I used Skype and called the hotel to be picked up, and soon we checked in.
We were shown to our room where we had some tea, bathed in the hot springs and changed into our Yukatas (summer kimonos) and went for dinner.
Dinner was a vegetarian feast of local mountain vegetables.
There was also a small piece of rainbow trout from the creek, and local Soba.
We talked about how restorative it is to stay in these hot spring Ryokans or hotels, after a long day of walking.
All the guests who stayed there seemed to be other hikers and travelers.
There is lots of day hiking to do in the area, including one popular hike to Ontake holy mountain, which you can do by taking the ropeway half way up.
After we were safely tucked away in our futon beds, the rain started in earnest and did not stop all night.
We felt lucky to be blessed by the goddess of good weather all day long.
Tomorrow the forecast calls for a morning and noon rain… the goddess of splendid weather who is always with us, will need to do better…
With blessings and light,
Tali and Jules
Day 17 – Stats:
Total walking time 8.5 hours
Active walking time 7 hours
Total steps: 38,595 steps
Daily Kilometers: 28.5 Kilometers
Total Kilometers walked up to date: 403.5 Kilometers
Accommodation: Hot Spring Ryokan Nukumorino Yado Kummanoyu in Kiso-Fukushima.
Had spacious tatami rooms, shared toilet and a hot spring bath.
Serves very good dinner and breakfast which are a must, since it is isolated in the mountains.
Call to be picked up in their shuttle bus.
Total elevation climbed 2,152 meters
Total descent 2,151 meters
Maximum Altitude reached 1,200 meters
Station Towns visited in Nagano Prefecture:
34. Narai-juku (Shiojiri)
35. Yabuhara-juku (Kiso (village), Kiso District)
36. Miyanokoshi-juku (Kiso (town), Kiso District)
37. Fukushima-juku (Kiso (town), Kiso District)
A little about the Station towns visited:
Yabuhara-juku – #35 of the sixty-nine stations of the Nakasendō, as well as the third of eleven stations on the Kisoji.
Yabuhara-juku is located shortly before the Torii Pass, which was the most difficult part of the Kisoji.
Presently, it is known for its omiyage, which are made out of the birch trees that grow nearby.
Miyanokoshi-juku – #36 of the sixty-nine stations of the Nakasendō, as well as the fourth of eleven stations on the Kisoji.
Miyanokoshi was the childhood home of Minamoto no Yoshinaka, a General who was known as Lord Kiso and a member of a samurai clan.

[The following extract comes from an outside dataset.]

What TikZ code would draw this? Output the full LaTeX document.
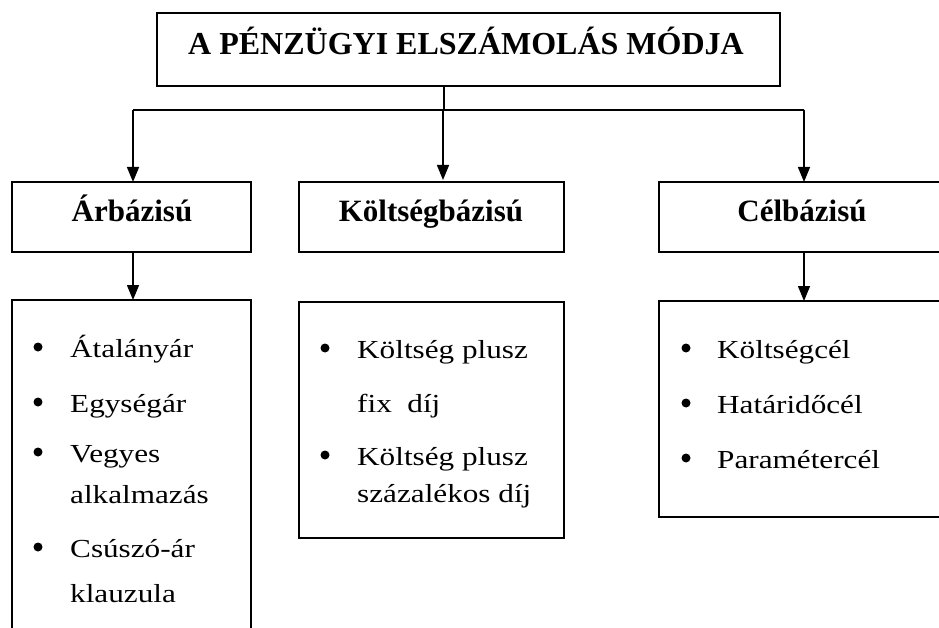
\documentclass[tikz,border=0pt]{standalone}
\usepackage{fontspec}
\setmainfont{Liberation Serif}
\newfontfamily\bodyfont[FakeStretch=1.2]{Liberation Serif}
\usetikzlibrary{arrows.meta}
\begin{document}
\begin{tikzpicture}[x=1pt,y=-1pt,
 box/.style={draw,line width=1.8pt,inner sep=0pt},
 conn/.style={line width=1.5pt},
 arr/.style={conn,-{Triangle[width=12pt,length=15pt]}},
 head/.style={font=\fontsize{31}{31}\selectfont\bfseries,anchor=base,inner sep=0pt},
 item/.style={font=\bodyfont\fontsize{26}{26}\selectfont,anchor=base west,inner sep=0pt},
 dot/.style={circle,fill,inner sep=0pt,minimum size=9pt}]
\useasboundingbox (0,0) rectangle (939,628);
% title
\node[box,minimum width=623pt,minimum height=73pt] (title) at (468.5,49.5) {};
\node[font=\fontsize{32}{32}\selectfont\bfseries,anchor=base,inner sep=0pt] (titletext) at (466,55) {A PÉNZÜGYI ELSZÁMOLÁS MÓDJA};
% level 2
\node[box,minimum width=239pt,minimum height=70pt] (ar) at (131.5,217) {};
\node[head] (artext) at (132,222) {Árbázisú};
\node[box,minimum width=265pt,minimum height=70pt] (ko) at (431.5,217) {};
\node[head] (kotext) at (431,222) {Költségbázisú};
\draw[box] (939,182) -- (659,182) -- (659,252) -- (939,252);
\node[head] (celtext) at (802,222) {Célbázisú};
% level 3 boxes
\draw[box] (12,628) -- (12,300) -- (251,300) -- (251,628);
\node[box,minimum width=265pt,minimum height=236pt] (kolist) at (431.5,420) {};
\draw[box] (939,301) -- (659,301) -- (659,517) -- (939,517);
% connector points
\coordinate (stemtop) at (444,86);
\coordinate (j) at (444,110);
\coordinate (jl) at (133,110);
\coordinate (jm) at (443,110);
\coordinate (jr) at (804,110);
\coordinate (artop) at (133,182);
\coordinate (kotop) at (443,180);
\coordinate (celtop) at (804,182);
\coordinate (arbot) at (133,252);
\coordinate (celbot) at (804,252);
\coordinate (arlisttop) at (133,300);
\coordinate (cellisttop) at (804,301);
\draw[conn] (stemtop) -- (j);
\draw[conn] (jl) -- (jr);
\draw[arr] (jl) -- (artop);
\draw[arr] (jm) -- (kotop);
\draw[arr] (jr) -- (celtop);
\draw[arr] (arbot) -- (arlisttop);
\draw[arr] (celbot) -- (cellisttop);
% left items
\node[dot] (b1) at (38,347) {};
\node[item] (l1) at (70,357) {Átalányár};
\node[dot] (b2) at (38,402) {};
\node[item] (l2) at (70,412) {Egységár};
\node[dot] (b3) at (38,452) {};
\node[item] (l3) at (70,462) {Vegyes};
\node[item] (l4) at (70,503) {alkalmazás};
\node[dot] (b4) at (38,547) {};
\node[item] (l5) at (70,557) {Csúszó-ár};
\node[item] (l6) at (70,602) {klauzula};
% middle items
\node[dot] (m1) at (325,348) {};
\node[item] (k1) at (357,358) {Költség plusz};
\node[item] (k2) at (357,412) {fix\ \ díj};
\node[dot] (m2) at (325,455) {};
\node[item] (k3) at (357,465) {Költség plusz};
\node[item] (k4) at (357,502) {százalékos díj};
% right items
\node[dot] (r1) at (686,348) {};
\node[item] (c1) at (717,358) {Költségcél};
\node[dot] (r2) at (686,403) {};
\node[item] (c2) at (717,413) {Határidőcél};
\node[dot] (r3) at (686,458) {};
\node[item] (c3) at (717,468) {Paramétercél};
\end{tikzpicture}
\end{document}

There are still many ruins and artifacts related to him to be found in the town. Additionally, it was the birthplace for many Kiso-area carpenters.
Fukushima-juku – #37 of the sixty-nine stations of the Nakasendō, as well as the fifth of eleven stations on the Kisoji.
It is the midpoint on the Kisoji, and also the midpoint Of The Nakasendo between Edo and Kyoto.
The town was the site of one of the two main barrier stations along the Nakasendo, set up to scrutinize all traffic along the highway and to prevent the illegal movement of people.
Amongst those permitted freedom of travel were people who declared they were making a pilgrimage to a religious site.
Located at the foot of Mount Ontake, considered one of the holiest mountains in Japan, the town inevitably attracted many pilgrims.
Kiso-Fukushima flourished as a post-town.
It is probably also true to say that, with so many people of authority here, many travelers might not have wished to spend the night in the town if they could get through the barrier before it closed at six o’clock.
In the 1840s Kiso-Fukushima had a population of just under one thousand, and the town boasted 14 inns for ordinary travelers.
Today, unusually, the number of inns has actually increased due to the large numbers of tourists who come here each year.
These still include modern day pilgrims on their way to Mount Ontake, as well as others who come to look at the old post-town and the recently reconstructed barrier station.
The greatest attraction, however, is the Kiso Valley itself and the mountains on either side of it.